UK Constitution and Government/Sovereign< UK Constitution and Government
The role of head of state in the United Kingdom is held by the Sovereign; the present Sovereign is Queen Elizabeth II.
Succession to the throne
As a hereditary monarchy, the rules for succession to the throne are established by common law, as modified by statute.
In accordance with the Act of Settlement (1701), on the death of the Sovereign he or she is succeeded by his or her "heir of the body"; this operates in accordance with the principle of male-preference primogeniture. If the Sovereign has only one child, that child succeeds. If there are more than one children, then the order of succession is determined first by sex, and then by age. The oldest son always succeeds, even if he has a sister who is older than him.
If the Sovereign dies childless ("without issue") then the order of succession is applied to their siblings: the oldest surviving brother then succeeds, even if he has a sister who is older than him. If the Sovereign's siblings have died before he or she died, then the order of succession works through the sons and daughters of the next oldest deceased brother, and so on.
Only legitimate children are able to succeed. The Royal Marriages Act 1772 operates to restrict the capacity for a potential heir to marry without the Sovereign's approval: all descendants of King George II, other than women who have married into foreign families, are required to obtain the Sovereign's consent before marrying, unless they can otherwise obtain approval from both Houses of Parliament.

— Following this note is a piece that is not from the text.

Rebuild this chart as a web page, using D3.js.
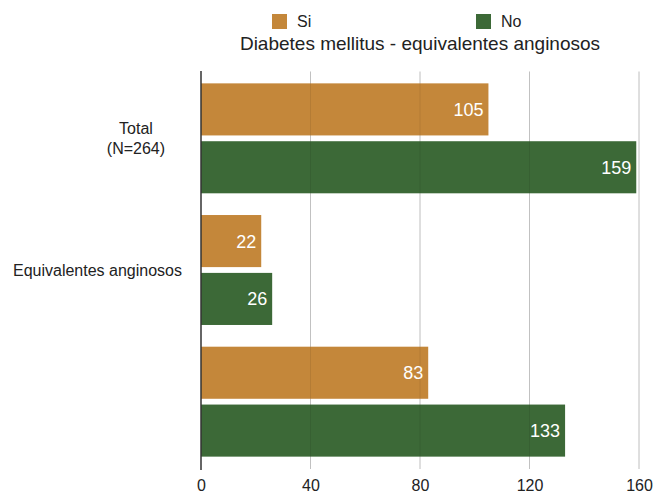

The Bill of Rights (1689) and Act of Settlement require all heirs to be descendants of Sophia, Electress of Hanover (d. 1714), and impose further requirements that an heir be a Protestant, that they may never have married a Roman Catholic, and that they be in full communion with the Church of England. Heirs not meeting these conditions are skipped over as if "naturally dead".

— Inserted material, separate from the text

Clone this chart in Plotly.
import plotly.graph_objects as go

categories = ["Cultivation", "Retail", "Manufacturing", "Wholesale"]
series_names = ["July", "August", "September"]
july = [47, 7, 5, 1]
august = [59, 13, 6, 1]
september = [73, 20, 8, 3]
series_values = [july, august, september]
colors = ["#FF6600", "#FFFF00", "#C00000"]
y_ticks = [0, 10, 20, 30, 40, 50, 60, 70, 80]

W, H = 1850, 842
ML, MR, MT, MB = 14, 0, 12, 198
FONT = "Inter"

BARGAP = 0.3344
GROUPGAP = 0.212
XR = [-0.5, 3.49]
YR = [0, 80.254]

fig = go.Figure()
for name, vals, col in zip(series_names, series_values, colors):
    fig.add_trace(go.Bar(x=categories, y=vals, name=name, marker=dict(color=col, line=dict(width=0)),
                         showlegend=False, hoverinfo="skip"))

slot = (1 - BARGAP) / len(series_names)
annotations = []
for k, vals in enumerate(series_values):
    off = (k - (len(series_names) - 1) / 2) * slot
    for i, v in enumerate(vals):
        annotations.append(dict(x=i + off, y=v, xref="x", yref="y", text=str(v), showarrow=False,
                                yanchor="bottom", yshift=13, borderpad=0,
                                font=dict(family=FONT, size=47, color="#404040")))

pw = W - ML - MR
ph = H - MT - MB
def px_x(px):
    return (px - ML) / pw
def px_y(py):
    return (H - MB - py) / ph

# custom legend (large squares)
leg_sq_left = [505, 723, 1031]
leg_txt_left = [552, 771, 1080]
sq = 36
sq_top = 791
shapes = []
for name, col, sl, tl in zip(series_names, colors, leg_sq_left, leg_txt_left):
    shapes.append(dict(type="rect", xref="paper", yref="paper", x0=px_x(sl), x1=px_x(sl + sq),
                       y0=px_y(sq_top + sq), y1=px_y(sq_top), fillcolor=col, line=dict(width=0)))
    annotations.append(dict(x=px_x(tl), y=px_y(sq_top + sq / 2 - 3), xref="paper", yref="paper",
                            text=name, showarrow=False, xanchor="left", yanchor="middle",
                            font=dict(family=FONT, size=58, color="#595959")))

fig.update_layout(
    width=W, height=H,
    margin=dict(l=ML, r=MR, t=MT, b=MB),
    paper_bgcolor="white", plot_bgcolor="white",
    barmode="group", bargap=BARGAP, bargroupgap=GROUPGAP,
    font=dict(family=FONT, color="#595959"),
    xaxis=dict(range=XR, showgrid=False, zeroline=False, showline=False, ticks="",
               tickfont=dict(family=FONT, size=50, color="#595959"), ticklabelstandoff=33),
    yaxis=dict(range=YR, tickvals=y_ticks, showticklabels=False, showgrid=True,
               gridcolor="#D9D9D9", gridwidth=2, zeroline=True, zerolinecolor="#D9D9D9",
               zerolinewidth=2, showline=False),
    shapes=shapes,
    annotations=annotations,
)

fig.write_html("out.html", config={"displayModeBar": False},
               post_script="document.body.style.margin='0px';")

The role of the Sovereign beyond the United Kingdom
As Sovereign in right of the United Kingdom, the Sovereign is also head of state in the "Crown dependencies" of Jersey, Guernsey (and its dependencies), and the Isle of Man. While the external relations of these islands is dealt with by the United Kingdom, however, they do not form part of the United Kingdom itself, and have their own constitutional arrangements.
Similarly, the United Kingdom has sovereignty over various territories around the world, known as the British overseas territories. As such, the Sovereign is also head of state in these territories, although again these do not form part of the United Kingdom itself, and have their own constitutional arrangements.
The British Sovereign is also the Sovereign of certain other Commonwealth Realms: Antigua and Barbuda, Australia, the Bahamas, Barbados, Belize, Canada, Grenada, Jamaica, New Zealand, Papua New Guinea, Saint Kitts and Nevis, Saint Lucia, Saint Vincent and the Grenadines, the Solomon Islands and Tuvalu. Each of these nations is a separate monarchy; the Sovereign therefore holds sixteen different crowns. In each nation, the Sovereign is represented by a Governor-General, who generally stands in relation to the local government in the same relation as the Sovereign does to the British government.
Finally, the Sovereign has the title Head of the Commonwealth. The Commonwealth is a body of nations mostly made up of former colonial dependencies of the United Kingdom. The role of Head of the Commonwealth is a personal role of the present Queen, Elizabeth II, and is not formally attached to the monarchy itself (although the present Queen's father, King George VI, also held the title). The role is purely a ceremonial one.
While the members of the Sovereign's family do not have any role in government, they do exercise ceremonial functions on his or her behalf.
A male Sovereign has the title "King", while a female Sovereign is the "Queen". The wife of a King is also known as a Queen; however, the husband of a female Sovereign has no specific title.
By convention, the Sovereign's eldest son is created "Prince of Wales" and "Earl of Chester" while still a boy; he also automatically gains the title of "Duke of Cornwall". Also by convention, the Sovereign's sons receive a peerage either upon reaching the age of twenty-one, or upon marrying.
The style of Prince or Princess extends to the children of the Sovereign, the children of the sons of the Sovereign, and the eldest son of the eldest son of the Prince of Wales. Furthermore, wives of Princes are styled Princesses, though husbands of Princesses do not automatically become Princes.